Receivership has not been the cure-all promoted by education reformers

To further understand why we oppose taking the drastic step of using receivers to manage struggling schools, let’s examine how receivership has not been the cure-all promoted by so-called education “reformers.”

For instance, the Indiana State Board of Education jumped on the receivership bandwagon and farmed out school oversight of four persistently low-achieving schools in Indianapolis and one in Gary to independent education management organizations in 2012. A review by the Indianapolis Star reveals a negative impact on funding and enrollment and finger-pointing between the district and the receivers on accountability. Most troubling, enrollment plummeted 35 to 60 percent at the four Indianapolis schools taken over by charter operators, severely reducing school budgets. In one case, an exasperated outside receiver threatened to quit, and in the Gary school district the for-profit Edison Learning sued the state over unpaid utility bills for the school it manages. According to the state’s own grading system, the majority of the schools in receivership still earned an F.

Many New York State educators and policy makers are familiar with the high-profile takeover of the Roosevelt school district on Long Island in 2002. It is not a ringing endorsement for state receivership. According to a 2013 report by Newsday’s John Hildebrand, the $300 million investment over nine years yielded moderately improved budget deficits, but student performance has largely lagged behind other Long Island districts.

Conversely, moderate improvements in academic outcomes and teacher retention in Lawrence, Massachusetts were driven by significantly increasing resources (both human and financial capital) and professional development. In the Massachusetts case, teacher turnover was kept to a minimum, the receiver negotiated with the union, and increased investment and resources were delivered at the school level.
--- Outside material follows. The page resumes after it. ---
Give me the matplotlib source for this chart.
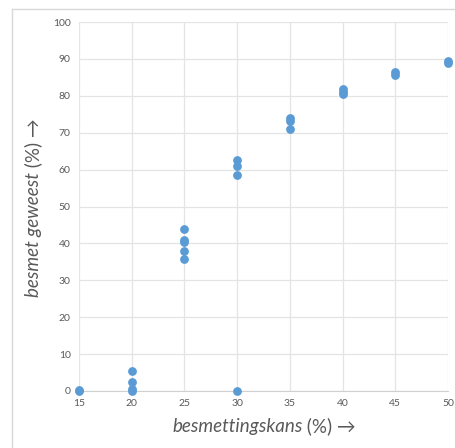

But this case is the exception, not the rule.

Receivership is a disruptive intervention designed to punish school communities and score political points. Most critically, its remedies are ineffective. These approaches aren’t specifically aligned to the particular school population, fail to address enrollment practices that result in a small number of schools absorbing a disproportionate number of high-need students, and ignore the impact of poverty and academic deficiencies. Likewise, blaming teachers – rather than supporting them – and nullifying collective-bargaining agreements will impede recruitment and retention at struggling schools. Receivership is an end-run around local control and a taxpayer- funded step toward privatizing public education.

Our city’s struggling schools need serious intervention. But parachuting in outsiders with heavy-handed, scorched-earth policies is not the answer. The students in these schools need intervention programs, trained support staff, enrichment, access to opportunities and the time and commitment of adults with expertise.

We remain optimistic

We are optimistic about the future of public education in our city. Our Renewal teams are aggressively implementing their plans in collaboration with the administration for the benefit of our students. Based on our 2014 collective-bargaining agreement, educators have a voice in securing relevant professional learning opportunities to help them master their craft. There’s a renewed respect for parent engagement.

Accountability under the current city administration is a two-way street. Superintendents are now responsible for providing the school leaders and educators within their district with the tools and support they need to improve teaching and learning.

We don’t believe New York City schools need outside nor superintendent receivers. We urge your committee’s support to keep schools under local district control and remove the specter of receivership as the favored course of intervention.

What our schools need to make them better is the investment of proper resources — not receivers.